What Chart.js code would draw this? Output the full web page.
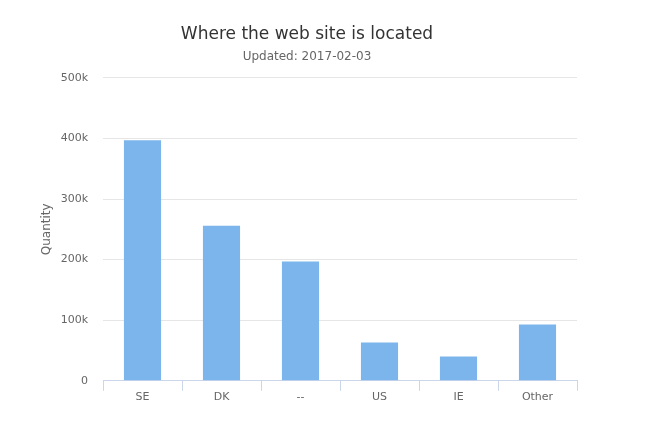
<!DOCTYPE html>
<html>
<head>
<meta charset="utf-8">
<script src="https://cdn.jsdelivr.net/npm/chart.js@4/dist/chart.umd.min.js"></script>
<style>
  html, body { margin: 0; padding: 0; background: #fff; }
  #wrap { width: 646px; height: 447px; position: relative; }
</style>
</head>
<body>
<div id="wrap"><canvas id="c" width="646" height="447"></canvas></div>
<script>
const categories = ['SE', 'DK', '--', 'US', 'IE', 'Other'];
const quantities = [397000, 256000, 197000, 63000, 40000, 93000];
const yTicks = [0, 100000, 200000, 300000, 400000, 500000];
const chartTitle = 'Where the web site is located';
const chartSubtitle = 'Updated: 2017-02-03';
const yAxisTitle = 'Quantity';

const FONT = '"DejaVu Sans", "Lucida Grande", Arial, sans-serif';

new Chart(document.getElementById('c'), {
  type: 'bar',
  data: {
    labels: categories,
    datasets: [{
      label: yAxisTitle,
      data: quantities,
      backgroundColor: '#7cb5ec',
      borderWidth: 0,
      barPercentage: 0.47,
      categoryPercentage: 1.0
    }]
  },
  options: {
    responsive: false,
    animation: false,
    devicePixelRatio: 1,
    layout: { padding: { left: 0, right: 32, top: 0, bottom: 43 } },
    plugins: {
      legend: { display: false },
      tooltip: { enabled: false },
      title: {
        display: true,
        text: chartTitle,
        color: '#333333',
        font: { family: FONT, size: 17, weight: 'normal' },
        padding: { top: 24, bottom: 5 }
      },
      subtitle: {
        display: true,
        text: chartSubtitle,
        color: '#666666',
        font: { family: FONT, size: 12, weight: 'normal' },
        padding: { top: 0, bottom: 14 }
      }
    },
    scales: {
      x: {
        offset: true,
        grid: {
          display: true,
          offset: true,
          drawOnChartArea: false,
          drawTicks: true,
          tickLength: 10,
          color: '#ccd6eb'
        },
        border: { display: true, color: '#ccd6eb' },
        ticks: {
          color: '#666666',
          font: { family: FONT, size: 11 },
          padding: 0,
          maxRotation: 0
        }
      },
      y: {
        min: 0,
        max: 500000,
        afterBuildTicks: (scale) => { scale.ticks = yTicks.map(v => ({ value: v })); },
        afterFit: (scale) => { scale.width = 103; },
        grid: { color: '#e6e6e6', drawTicks: false },
        border: { display: false },
        ticks: {
          color: '#666666',
          font: { family: FONT, size: 11 },
          padding: 15,
          callback: (v) => v === 0 ? '0' : (v / 1000) + 'k'
        },
        title: {
          display: true,
          text: yAxisTitle,
          color: '#666666',
          font: { family: FONT, size: 12 },
          padding: { top: 40, bottom: 10 }
        }
      },
      yR: {
        position: 'right',
        display: true,
        grid: { display: false },
        border: { display: false },
        ticks: { display: false },
        afterFit: (scale) => { scale.width = 37; }
      }
    }
  }
});
</script>
</body>
</html>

* * *

Do this: Transcribe the listing in full. Omit the pictures and keep every line exact.

Response:
What Chart.js code would draw this? Output the full web page.
<!DOCTYPE html>
<html>
<head>
<meta charset="utf-8">
<script src="https://cdn.jsdelivr.net/npm/chart.js@4/dist/chart.umd.min.js"></script>
<style>
  html, body { margin: 0; padding: 0; background: #fff; }
  #wrap { width: 646px; height: 447px; position: relative; }
</style>
</head>
<body>
<div id="wrap"><canvas id="c" width="646" height="447"></canvas></div>
<script>
const categories = ['SE', 'DK', '--', 'US', 'IE', 'Other'];
const quantities = [397000, 256000, 197000, 63000, 40000, 93000];
const yTicks = [0, 100000, 200000, 300000, 400000, 500000];
const chartTitle = 'Where the web site is located';
const chartSubtitle = 'Updated: 2017-02-03';
const yAxisTitle = 'Quantity';

const FONT = '"DejaVu Sans", "Lucida Grande", Arial, sans-serif';

new Chart(document.getElementById('c'), {
  type: 'bar',
  data: {
    labels: categories,
    datasets: [{
      label: yAxisTitle,
      data: quantities,
      backgroundColor: '#7cb5ec',
      borderWidth: 0,
      barPercentage: 0.47,
      categoryPercentage: 1.0
    }]
  },
  options: {
    responsive: false,
    animation: false,
    devicePixelRatio: 1,
    layout: { padding: { left: 0, right: 32, top: 0, bottom: 43 } },
    plugins: {
      legend: { display: false },
      tooltip: { enabled: false },
      title: {
        display: true,
        text: chartTitle,
        color: '#333333',
        font: { family: FONT, size: 17, weight: 'normal' },
        padding: { top: 24, bottom: 5 }
      },
      subtitle: {
        display: true,
        text: chartSubtitle,
        color: '#666666',
        font: { family: FONT, size: 12, weight: 'normal' },
        padding: { top: 0, bottom: 14 }
      }
    },
    scales: {
      x: {
        offset: true,
        grid: {
          display: true,
          offset: true,
          drawOnChartArea: false,
          drawTicks: true,
          tickLength: 10,
          color: '#ccd6eb'
        },
        border: { display: true, color: '#ccd6eb' },
        ticks: {
          color: '#666666',
          font: { family: FONT, size: 11 },
          padding: 0,
          maxRotation: 0
        }
      },
      y: {
        min: 0,
        max: 500000,
        afterBuildTicks: (scale) => { scale.ticks = yTicks.map(v => ({ value: v })); },
        afterFit: (scale) => { scale.width = 103; },
        grid: { color: '#e6e6e6', drawTicks: false },
        border: { display: false },
        ticks: {
          color: '#666666',
          font: { family: FONT, size: 11 },
          padding: 15,
          callback: (v) => v === 0 ? '0' : (v / 1000) + 'k'
        },
        title: {
          display: true,
          text: yAxisTitle,
          color: '#666666',
          font: { family: FONT, size: 12 },
          padding: { top: 40, bottom: 10 }
        }
      },
      yR: {
        position: 'right',
        display: true,
        grid: { display: false },
        border: { display: false },
        ticks: { display: false },
        afterFit: (scale) => { scale.width = 37; }
      }
    }
  }
});
</script>
</body>
</html>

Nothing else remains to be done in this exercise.